Every couple of years we are treated to an extravaganza called the Olympics. This is arguably one of the most watched events in the world as millions of people from all corners of the world either travel to the host city, or sit glued to their television sets wanting to catch every second of the games. It is obvious the Olympics touch a very basic nerve in virtually all people, as shown by its overwhelming worldwide popularity and support.

But despite the exhaustive coverage, the media misses something when it focuses on the drama of the events, and discusses “who is the fastest in the world,” or “who is the best diver,” or if competitor so-and-so can duplicate his/her gold medal performance from previous Olympics by “beating” his/her challengers. They also miss the mark when they treat it as a world-wide party, or an example of a “global village” coming together in peaceful competition. This is not what attracts a worldwide audience. The world wide audience is attracted to the Olympics by what each viewer can learn about how he or she can achieve success in their own lives. They clearly see what works in the Olympic participants’ lives, which is self-discipline, or what has been called character, or self-government. The elements of this self-government include determination, discipline, work, responsibility, self-control, self-sacrifice, focus, confidence, and trust. Ordinary people accomplishing extraordinary feats through character development is what speaks to millions throughout the world. Talk to someone who was enthused by some event in the Olympics and you might find a touch of enjoyment from the entertainment and drama, or a bit of appreciation for the competition of winning and losing. But more than that, there almost always will be a stronger awe and appreciation of what it took for the participants to get to that point of accomplished performance. 

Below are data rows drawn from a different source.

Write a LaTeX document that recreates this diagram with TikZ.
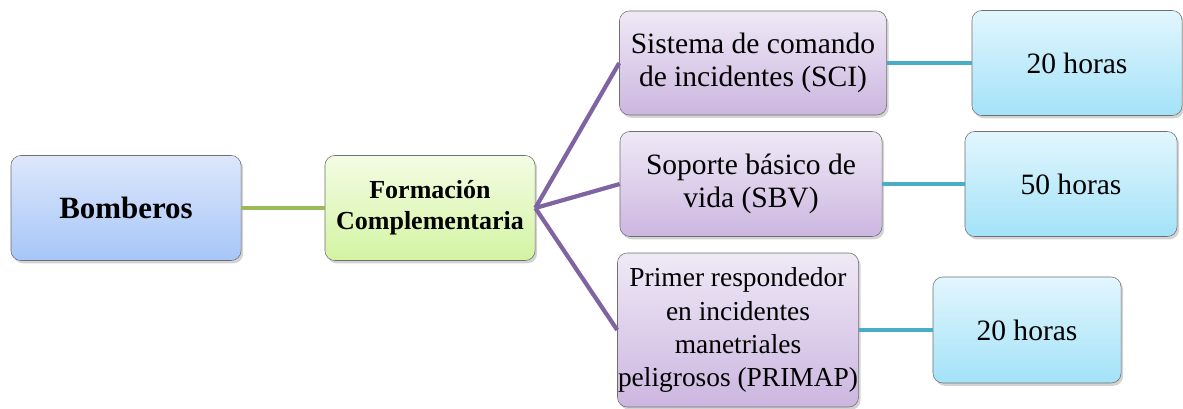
\documentclass[tikz,border=0pt]{standalone}
\usepackage{fontspec}
\setmainfont{Liberation Serif}
\usetikzlibrary{shadows,positioning}
\newcommand{\boxh}{2.625cm}
\definecolor{bordergray}{HTML}{707070}
\definecolor{greenln}{HTML}{9BBB59}
\definecolor{purpleln}{HTML}{8064A2}
\definecolor{tealln}{HTML}{4BACC6}
\definecolor{bluetop}{HTML}{DDE7FB}
\definecolor{bluebot}{HTML}{A6C6F8}
\definecolor{limetop}{HTML}{F4FCE4}
\definecolor{limebot}{HTML}{D3F4A2}
\definecolor{violtop}{HTML}{EFE9F6}
\definecolor{violbot}{HTML}{CCB6E0}
\definecolor{cyantop}{HTML}{E2F6FD}
\definecolor{cyanbot}{HTML}{A3E2F8}
\tikzset{
    basesty/.style={draw=bordergray,rectangle,rounded corners=7pt,align=center,
                    minimum height=\boxh,inner sep=2pt,
                    drop shadow={shadow xshift=1.5pt,shadow yshift=-2pt,opacity=0.35}},
    rootsty/.style={basesty,top color=bluetop,bottom color=bluebot,
                    font=\fontsize{22}{26}\selectfont\bfseries},
    midsty/.style={basesty,top color=limetop,bottom color=limebot,
                   font=\fontsize{18.5}{22}\selectfont\bfseries},
    topicsty/.style={basesty,top color=violtop,bottom color=violbot,
                     font=\fontsize{21}{23.5}\selectfont},
    hoursty/.style={basesty,top color=cyantop,bottom color=cyanbot,
                    font=\fontsize{21}{23.5}\selectfont},
    glinesty/.style={draw=greenln,line width=3.5pt},
    plinesty/.style={draw=purpleln,line width=3pt},
    tlinesty/.style={draw=tealln,line width=3.5pt},
}

\begin{document}
\begin{tikzpicture}[x=0.025cm,y=-0.025cm]
\useasboundingbox (0,0) rectangle (1183,408);

\node (bomb) [rootsty,minimum width=5.75cm] at (126,208) {Bomberos};
\node (form) [midsty,minimum width=5.25cm] at (430,208) {Formación\\Complementaria};

\node (sci) [topicsty,minimum width=6.675cm,minimum height=2.6cm] at (753,63) {Sistema de comando\\de incidentes (SCI)};
\node (sbv) [topicsty,minimum width=6.55cm] at (751,184) {Soporte básico de\\vida (SBV)};
\node (prim) [topicsty,minimum width=6.025cm,minimum height=3.85cm,inner xsep=0pt,
              font=\fontsize{19.5}{23.5}\selectfont] at (738,330) {Primer respondedor\\en incidentes\\manetriales\\peligrosos (PRIMAP)};

\node (hsci) [hoursty,minimum width=5.25cm] at (1077,63) {20 horas};
\node (hsbv) [hoursty,minimum width=5.3cm] at (1071,184) {50 horas};
\node (hprim) [hoursty,minimum width=4.7cm,minimum height=2.65cm] at (1027,330) {20 horas};

\draw[glinesty] (bomb.east) -- (form.west);
\draw[plinesty] (form.east) -- (sci.west);
\draw[plinesty] (form.east) -- (sbv.west);
\draw[plinesty] (form.east) -- (prim.west);
\draw[tlinesty] (sci.east) -- (hsci.west);
\draw[tlinesty] (sbv.east) -- (hsbv.west);
\draw[tlinesty] (prim.east) -- (hprim.west);
\end{tikzpicture}
\end{document}
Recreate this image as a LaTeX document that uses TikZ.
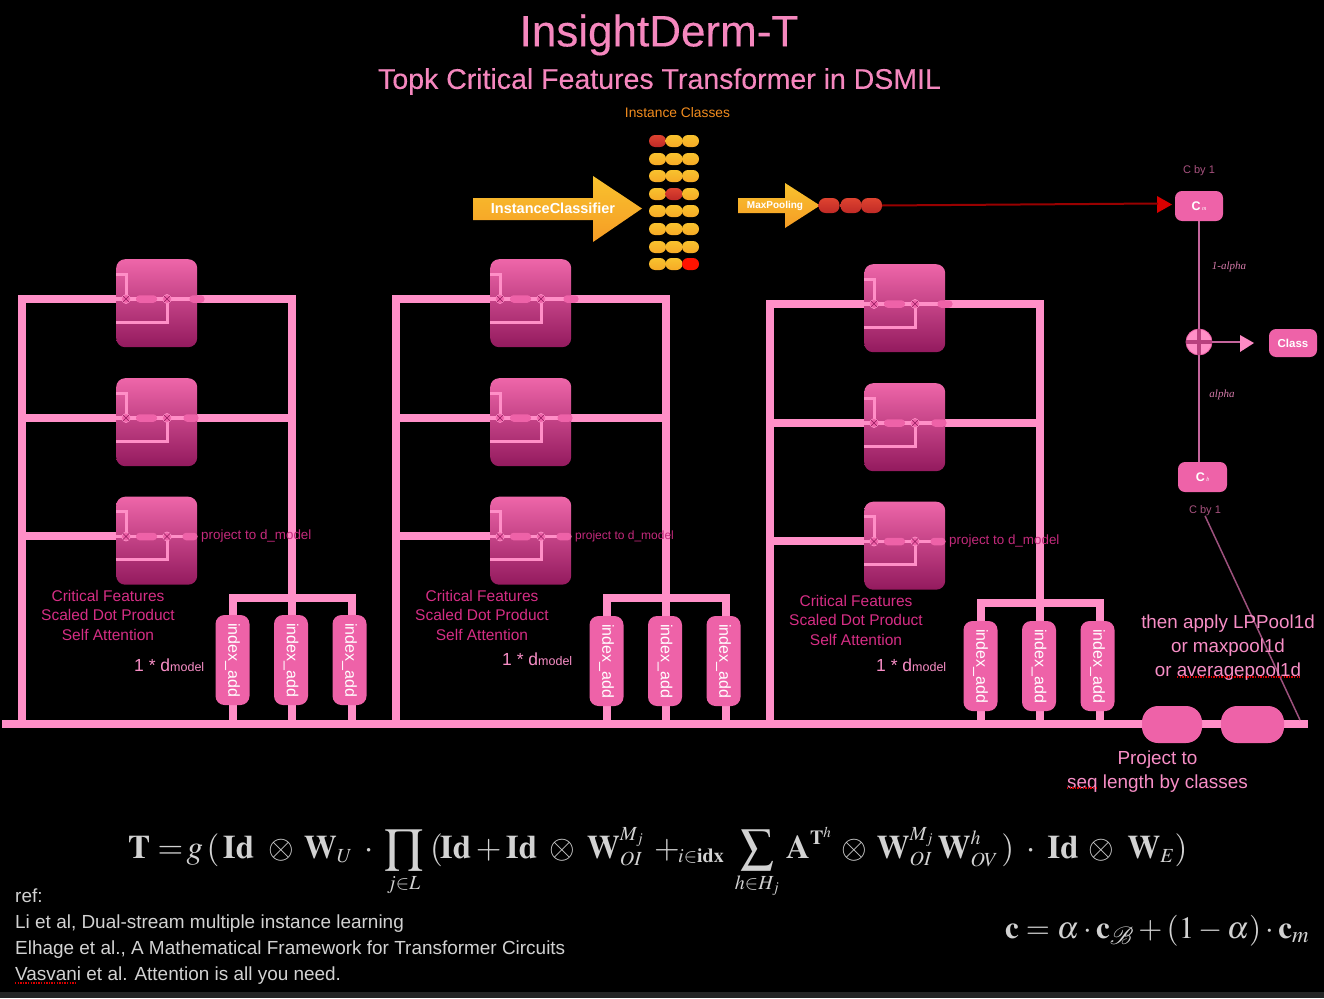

This is the story behind the story of the Olympics. Take any other type of event, whether rock climbing, surviving in the wilderness, organizing a group, speaking, making a record number of sales, or even running for public office. The appreciation of a “job well done,” and how the person did it, is an almost universal interest and attraction. The elements that lead to a gold medal in the Olympics apply to any area of life, and the millions watching realize that, at least on some level. The Olympics are an uplifting experience to millions, even if just as passive observers, because the goal setting, the determination, the self-control, the self-discipline, and all the other elements that lead to an Olympic medal can give us clues of how we can succeed in our own lives, whatever our goals. All the stuff of life is there in the Olympics: the temptations, the obstacles, the egos and the manipulations. But still, overriding all that, the Olympics are popular because they give healthy role models to a society desperately needing examples of what succeeds! This all relates to the story of Emotional Growth schools and programs, which are the focus of this newsletter. These are those schools and programs to help children with behavioral/emotional problems learn how to make better decisions. 

The primary purpose of these schools and programs is to help students who are struggling and floundering and making poor, self-destructive decisions learn what can make their own life work. What these schools have found works with these difficult-to-work-with children are the same elements that works for the Olympic participant, as well as for all students and the average person in his/her life. 

If you visit any of these schools, you will hear about discipline, self-control, focus, confidence, trust, and determination, all within a context of setting goals to live a successful life free of crutches such as drugs, manipulation, gangs, and denial. 

No wonder the Olympics speaks to so many people. It reminds us that we hold our future in our own hands, and gives us lessons in how we can mold our own future. This is the lesson we also can learn from the successes of emotional growth schools and programs.